In reality, it came down between Wohnungen numbers 1 and 2: I crossed my fingers and my toes all through the weekend for number 1, wishing all manner of unseemly habits and ungainly social defects on M’s other prospective Mitbewohnerin(nen), but I had number 2 on standby just in case, because I was determined to be out of S’s apartment by the end of the week regardless. Monday night I was camping out at Starbucks, the internet at S’s having gone kaputt in a strangely prophetic/symbolic way, and I was ready to pull the trigger on my second choice when, finally, I received an email from M…

… the first words of which read, “Es tut mir Leid” (“I’m sorry”).

Disappointment came down on my head like a ton of bricks, but eventually I gathered the wherewithal to read further, realize that what M was apologizing for was taking so long to get back to me, and learn that I had, in fact, gotten the place on Schwanthalerstraße. 

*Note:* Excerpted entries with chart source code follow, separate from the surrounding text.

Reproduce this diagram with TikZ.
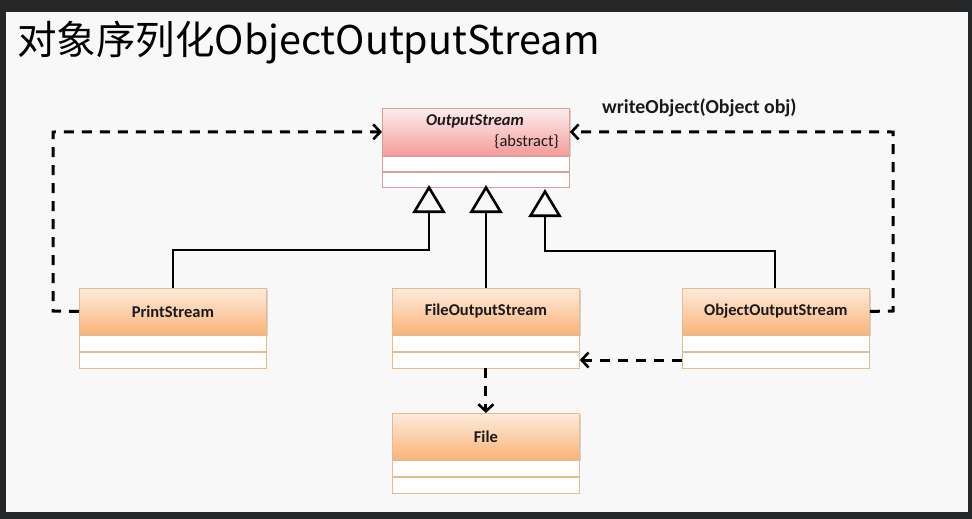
\documentclass[tikz,border=0pt]{standalone}
\usepackage{fontspec}
\setmainfont{Carlito}
\newfontfamily\cjkfont{Noto Sans CJK SC}
\usetikzlibrary{arrows.meta,shadows}
\definecolor{bgc}{HTML}{F8F8F8}
\definecolor{framec}{HTML}{252628}
\definecolor{orTop}{HTML}{FDEBDC}
\definecolor{orBot}{HTML}{FAB47A}
\definecolor{orLine}{HTML}{E9B98C}
\definecolor{pkTop}{HTML}{FDEDED}
\definecolor{pkBot}{HTML}{F49C9C}
\definecolor{pkLine}{HTML}{DE9C9C}
\definecolor{txt}{HTML}{1A1A1A}
\tikzset{
  hdr/.style={draw=orLine, line width=0.8pt, top color=orTop, bottom color=orBot,
    minimum width=187pt, minimum height=46pt, anchor=north west, inner sep=0pt,
    font=\fontsize{16.5}{19}\selectfont\bfseries, text=txt},
  cmp/.style={draw=orLine, line width=0.8pt, fill=white!97!orTop,
    minimum width=187pt, minimum height=16pt, anchor=north, inner sep=0pt},
  phdr/.style={hdr, draw=pkLine, top color=pkTop, bottom color=pkBot, minimum height=47pt},
  pcmp/.style={cmp, draw=pkLine, fill=white!97!pkTop, minimum height=15pt},
  shad/.style={drop shadow={shadow xshift=1.5pt, shadow yshift=-1.5pt, opacity=0.3}},
  inh/.style={line width=2.6pt, -{Triangle[open, length=28pt, width=33pt, line width=2.6pt]}},
  dep/.style={line width=3pt, dash pattern=on 10pt off 8pt,
    -{Straight Barb[length=7pt, width=15pt, line width=2.6pt]}},
}
\begin{document}
\begin{tikzpicture}[x=1pt,y=-1pt]
\fill[framec] (0,0) rectangle (972,519);
\fill[bgc] (6,12) rectangle (968,512);
\useasboundingbox (0,0) rectangle (972,519);

\node[anchor=west, inner sep=0pt, font=\fontsize{39.5}{46}\selectfont\cjkfont, text=black] (title) at (17,43) {对象序列化ObjectOutputStream};

% OutputStream
\node[phdr, shad] (os) at (382,108) {};
\node[pcmp] (os1) at (os.south) {};
\node[pcmp] (os2) at (os1.south) {};
\node[font=\fontsize{16.5}{19}\selectfont\bfseries\itshape, text=txt, inner sep=0pt] (osname) at (475,121) {OutputStream};
\node[font=\fontsize{16.5}{19}\selectfont, text=txt, inner sep=0pt, anchor=east] (osabs) at (559,142) {\{abstract\}};

% PrintStream
\node[hdr, shad] (ps) at (79,288) {PrintStream};
\node[cmp] (ps1) at (ps.south) {};
\node[cmp] (ps2) at (ps1.south) {};

% FileOutputStream
\node[hdr, shad] (fos) at (392,288) {FileOutputStream};
\node[cmp] (fos1) at (fos.south) {};
\node[cmp] (fos2) at (fos1.south) {};

% ObjectOutputStream
\node[hdr, shad] (oos) at (682,288) {ObjectOutputStream};
\node[cmp] (oos1) at (oos.south) {};
\node[cmp] (oos2) at (oos1.south) {};

% File
\node[hdr, shad] (file) at (392,413) {File};
\node[cmp] (file1) at (file.south) {};
\node[cmp] (file2) at (file1.south) {};

% inheritance
\coordinate (t1) at (429,185);
\coordinate (t2) at (486,185);
\coordinate (t3) at (545,189);
\draw[inh] (ps.north) |- (429,250) -- (t1);
\draw[inh] (fos.north -| t2) -- (t2);
\draw[inh] ([xshift=-1pt]oos.north) |- (545,251) -- (t3);

% dependencies
\draw[dep] (ps.west) -- (53,311) -- (53,132) -- (os.west);
\draw[dep] (oos.east) -- (893,311) -- (893,132) -- (os.east);
\draw[dep] (oos2.west) -- (fos2.east);
\draw[dep] (fos2.south) -- (file.north);

\node[anchor=west, inner sep=0pt, font=\fontsize{19.8}{23}\selectfont\bfseries, text=txt] (lbl) at (602,108) {writeObject(Object obj)};
\end{tikzpicture}
\end{document}
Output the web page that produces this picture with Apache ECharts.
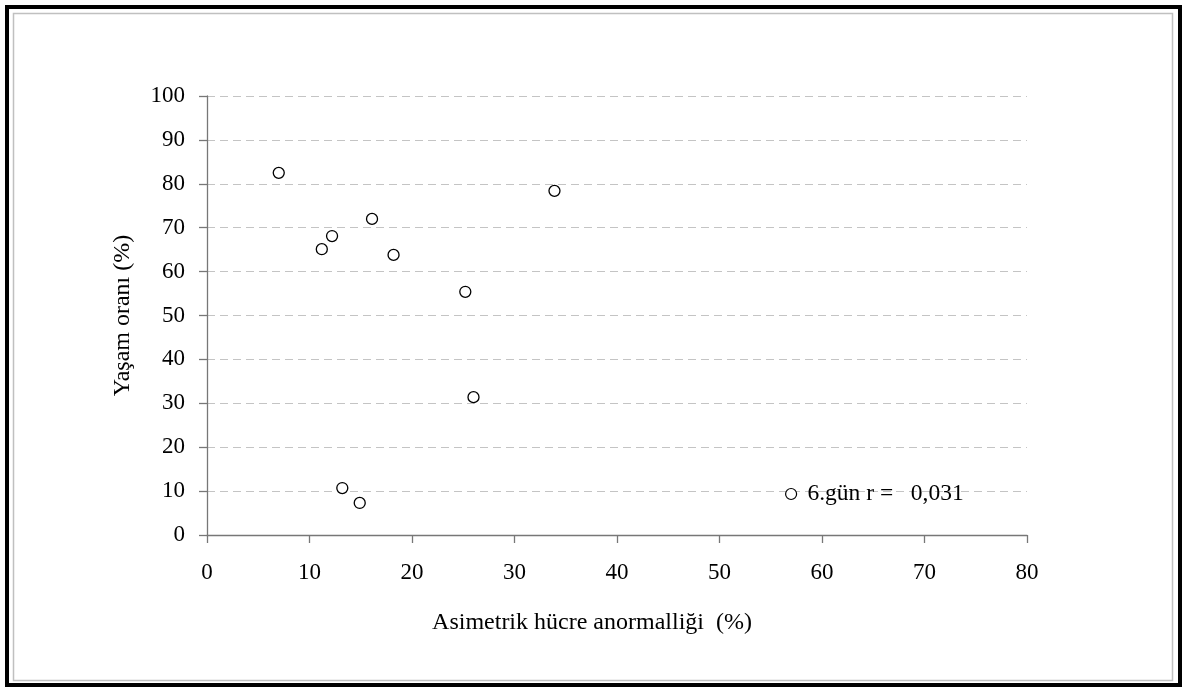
<!DOCTYPE html>
<html>
<head>
<meta charset="utf-8">
<script src="https://cdn.jsdelivr.net/npm/echarts@6/dist/echarts.min.js"></script>
<style>
html,body{margin:0;padding:0;background:#fff;}
#c{width:1182px;height:689px;}
</style>
</head>
<body>
<div id="c"></div>
<script>
var xValues = [7.0, 33.9, 16.1, 12.2, 11.2, 18.2, 25.2, 26.0, 13.2, 14.9];
var yValues = [82.5, 78.4, 72.0, 68.1, 65.1, 63.8, 55.4, 31.4, 10.7, 7.3];
var seriesName = '6.gün r =   0,031';
var xTitle = 'Asimetrik hücre anormalliği  (%)';
var yTitle = 'Yaşam oranı (%)';

var points = xValues.map(function (x, i) { return [x, yValues[i]]; });
var font = 'Liberation Serif';

var chart = echarts.init(document.getElementById('c'), null, {renderer: 'canvas'});
chart.setOption({
  animation: false,
  backgroundColor: '#fff',
  textStyle: {fontFamily: font},
  grid: {left: 207, top: 96, width: 820, height: 439, containLabel: false},
  legend: {
    left: 780, top: 477,
    itemWidth: 11, itemHeight: 11, itemGap: 6,
    data: [{name: seriesName, icon: 'circle'}],
    formatter: function (n) { return ' ' + n; },
    textStyle: {fontFamily: font, fontSize: 23.5, color: '#000'},
    itemStyle: {color: '#fff', borderColor: '#000', borderWidth: 1.2}
  },
  xAxis: {
    type: 'value', min: 0, max: 80, interval: 10,
    axisLine: {show: true, onZero: false, lineStyle: {color: '#777', width: 1.3}},
    axisTick: {show: true, length: 8, lineStyle: {color: '#777', width: 1.3}},
    axisLabel: {fontFamily: font, fontSize: 23, color: '#000', margin: 26},
    splitLine: {show: false}
  },
  yAxis: {
    type: 'value', min: 0, max: 100, interval: 10,
    name: yTitle, nameLocation: 'middle', nameGap: 72,
    nameTextStyle: {fontFamily: font, fontSize: 24, color: '#000'},
    axisLine: {show: true, lineStyle: {color: '#777', width: 1.3}},
    axisTick: {show: true, length: 8, lineStyle: {color: '#777', width: 1.3}},
    axisLabel: {fontFamily: font, fontSize: 23, color: '#000', margin: 22, padding: [10, 0, 0, 0]},
    splitLine: {show: true, lineStyle: {color: '#c4c4c4', width: 1, type: [8, 5]}}
  },
  series: [{
    name: seriesName,
    type: 'scatter',
    symbol: 'circle',
    symbolSize: 11,
    itemStyle: {color: '#fff', borderColor: '#000', borderWidth: 1.3, opacity: 1},
    data: points
  }],
  graphic: [
    {type: 'rect', shape: {x: 7, y: 7, width: 1173, height: 678},
     style: {fill: null, stroke: '#000', lineWidth: 4}, silent: true, z: 100},
    {type: 'rect', shape: {x: 13.5, y: 13.5, width: 1159, height: 667},
     style: {fill: null, stroke: '#c0c0c0', lineWidth: 1.5}, silent: true, z: 100},
    {type: 'text', x: 592, y: 623,
     style: {text: xTitle, font: '24px "Liberation Serif"', fill: '#000',
             textAlign: 'center', textVerticalAlign: 'middle'}}
  ]
});
</script>
</body>
</html>
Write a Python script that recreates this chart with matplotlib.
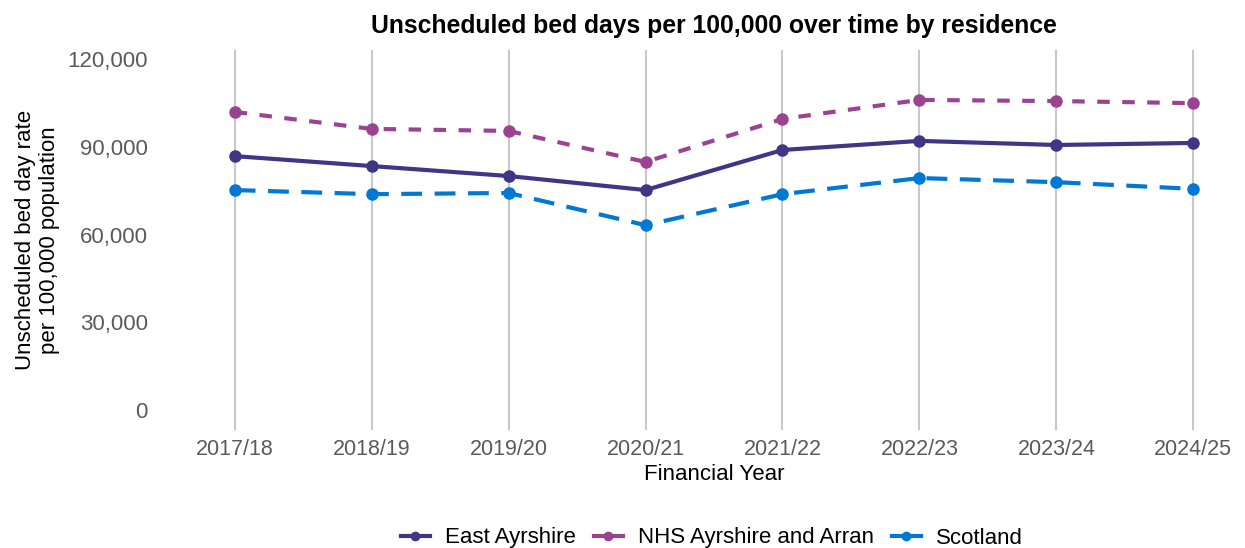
import matplotlib.pyplot as plt
from matplotlib.lines import Line2D
from matplotlib.ticker import FuncFormatter

plt.rcParams['font.family'] = ['Liberation Sans', 'DejaVu Sans']

years = ["2017/18", "2018/19", "2019/20", "2020/21", "2021/22", "2022/23", "2023/24", "2024/25"]
east_ayrshire = [86800, 83400, 80000, 75200, 88900, 92000, 90600, 91300]
nhs_ayrshire = [101900, 96100, 95400, 84800, 99500, 106000, 105600, 104900]
scotland = [75200, 73800, 74200, 63200, 73800, 79300, 77900, 75600]

names = ["East Ayrshire", "NHS Ayrshire and Arran", "Scotland"]
colors = ["#3F3685", "#9B4393", "#0078D4"]

fig = plt.figure(figsize=(12.45, 5.48), dpi=100)
ax = fig.add_axes([0.150, 0.215, 0.847, 0.694])

x = range(len(years))
ax.plot(x, east_ayrshire, color=colors[0], lw=3, marker="o", ms=8)
ax.plot(x, nhs_ayrshire, color=colors[1], lw=3, ls=(0, (3, 3)), marker="o", ms=8)
ax.plot(x, scotland, color=colors[2], lw=3, ls=(0, (5, 3)), marker="o", ms=8)

ax.set_xlim(-0.35, 7.35)
ax.set_ylim(-6840, 123100)
ax.set_yticks([0, 30000, 60000, 90000, 120000])
ax.yaxis.set_major_formatter(FuncFormatter(lambda v, p: f"{int(v):,}"))
ax.set_xticks(list(x))
ax.set_xticklabels(years)

# vertical grid only
ax.grid(axis="x", color="#C8C8C8", lw=1.5)
ax.set_axisbelow(True)
for s in ax.spines.values():
    s.set_visible(False)
ax.tick_params(axis="y", length=0, pad=28, labelsize=16, labelcolor="#5A5A5A")
ax.tick_params(axis="x", length=0, pad=6, labelsize=15.5, labelcolor="#5A5A5A")

ax.set_title("Unscheduled bed days per 100,000 over time by residence",
             fontsize=17.8, fontweight="bold", pad=12)
ax.set_xlabel("Financial Year", fontsize=16, labelpad=3)
ax.set_ylabel("Unscheduled bed day rate\nper 100,000 population", fontsize=16, labelpad=5)

# legend shows solid line + dot for every series
handles = [Line2D([], [], color=c, lw=3, marker="o", ms=6) for c in colors]
fig.legend(handles, names, loc="center", bbox_to_anchor=(712 / 1245, 1 - 538 / 548),
           ncol=3, frameon=False, fontsize=16, handlelength=1.3,
           columnspacing=0.8, handletextpad=0.7)

fig.savefig("out.png", dpi=100)
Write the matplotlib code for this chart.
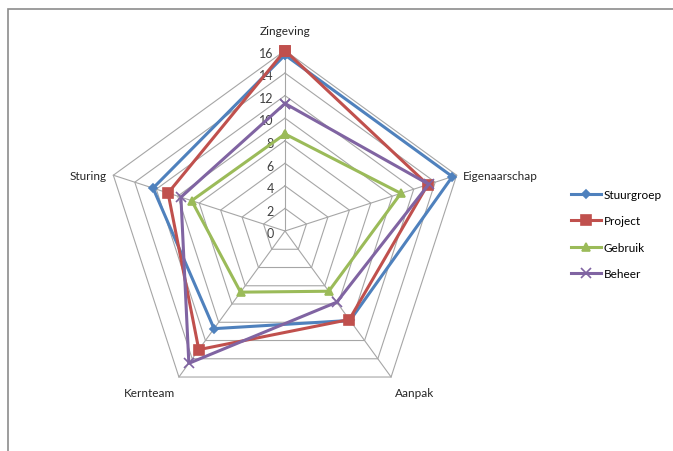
import numpy as np
import matplotlib
matplotlib.use('Agg')
import matplotlib.pyplot as plt
from matplotlib.patches import Rectangle

categories = ['Zingeving', 'Eigenaarschap', 'Aanpak', 'Kernteam', 'Sturing']
series_names = ['Stuurgroep', 'Project', 'Gebruik', 'Beheer']
stuurgroep = [15.6, 15.6, 9.8, 10.7, 12.3]
project = [16.0, 13.3, 9.7, 13.0, 10.9]
gebruik = [8.6, 10.8, 6.6, 6.7, 8.7]
beheer = [11.3, 13.4, 7.8, 14.5, 9.7]
ticks = [0, 2, 4, 6, 8, 10, 12, 14, 16]

colors = ['#4F81BD', '#C0504D', '#9BBB59', '#8064A2']
markers = ['D', 's', '^', 'x']
msizes = [4.5, 6.5, 5.5, 6.5]

plt.rcParams['font.family'] = ['Lato', 'DejaVu Sans']

W, H = 673, 452
cx, cy = 285, 232  # centre in pixels (from top)
R = 180.5
rmax = 16
s = R / rmax

fig = plt.figure(figsize=(W / 100, H / 100), dpi=100)
ax = fig.add_axes([0, 0, 1, 1])
ax.set_xlim(-cx / s, (W - cx) / s)
ax.set_ylim(-(H - cy) / s, cy / s)
ax.axis('off')

# outer frame
fig.patches.append(Rectangle((8 / W, -0.1), 1.2, 1 - 10 / H + 0.1,
                             transform=fig.transFigure, fill=False,
                             edgecolor='#8c8c8c', linewidth=1.2))

n = len(categories)
angles = np.pi / 2 - np.arange(n) * 2 * np.pi / n


def xy(vals):
    v = np.asarray(vals, dtype=float)
    x = v * np.cos(angles)
    y = v * np.sin(angles)
    return np.append(x, x[0]), np.append(y, y[0])


grid_c = '#a6a6a6'
for t in ticks[1:]:
    gx, gy = xy([t] * n)
    ax.plot(gx, gy, color=grid_c, lw=0.8, zorder=1)
for a in angles:
    ax.plot([0, rmax * np.cos(a)], [0, rmax * np.sin(a)], color=grid_c, lw=0.8, zorder=1)

for t in ticks:
    ax.text(-1.0, t - 0.2, str(t), ha='right', va='center', fontsize=9, color='#404040', zorder=2)

# category labels
lab_off = [(0, 1.8, 'center', 'center'), (0.55, 0, 'left', 'center'),
           (0.3, -1.4, 'left', 'center'), (-0.3, -1.4, 'right', 'center'),
           (-0.55, 0, 'right', 'center')]
for cat, a, (dx, dy, ha, va) in zip(categories, angles, lab_off):
    ax.text(rmax * np.cos(a) + dx, rmax * np.sin(a) + dy, cat, ha=ha, va=va,
            fontsize=8.5, color='#262626')

for name, vals, c, m, ms in zip(series_names, [stuurgroep, project, gebruik, beheer],
                                colors, markers, msizes):
    px, py = xy(vals)
    ax.plot(px, py, color=c, lw=2.2, marker=m, markersize=ms, markeredgewidth=1.2,
            markeredgecolor=c, label=name, zorder=3)

fig.legend(loc='center left', bbox_to_anchor=(560 / W, 1 - 235 / H), frameon=False,
           fontsize=8.5, handlelength=2.6, labelspacing=1.3, handletextpad=0.2)

fig.savefig('out.png', dpi=100)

Score one for the optimists.

So, once again, I found myself instructed to “Fühl dich zu Hause.” Only this time, I felt like I finally could. By Thursday I had gotten the keys and, with M’s help, moved all of my suitcases from Westend to Sachsenhausen. By Saturday I had the all-important name on the mailbox. Monday I went grocery shopping and cooked for myself for the first time since leaving the States. A week ago yesterday, the October 1st deadline my mother and I set for my potential retreat to the United States passed without my even realizing it. I’m finally starting to conceptualize this thing I’m doing here in Frankfurt as a life, something that will continue to grow and develop over time, as opposed to just an existence, to be gotten through moment by moment. Hessen’s two-week Fall Break begins at the end of this week, and I’m planning to travel to Amsterdam, Budapest, and Vienna during that time. Written on my iCal for October 27th,  the date I’m set to return to Frankfurt (and also, incidentally, my birthday) is the phrase nach Hause, (to) home.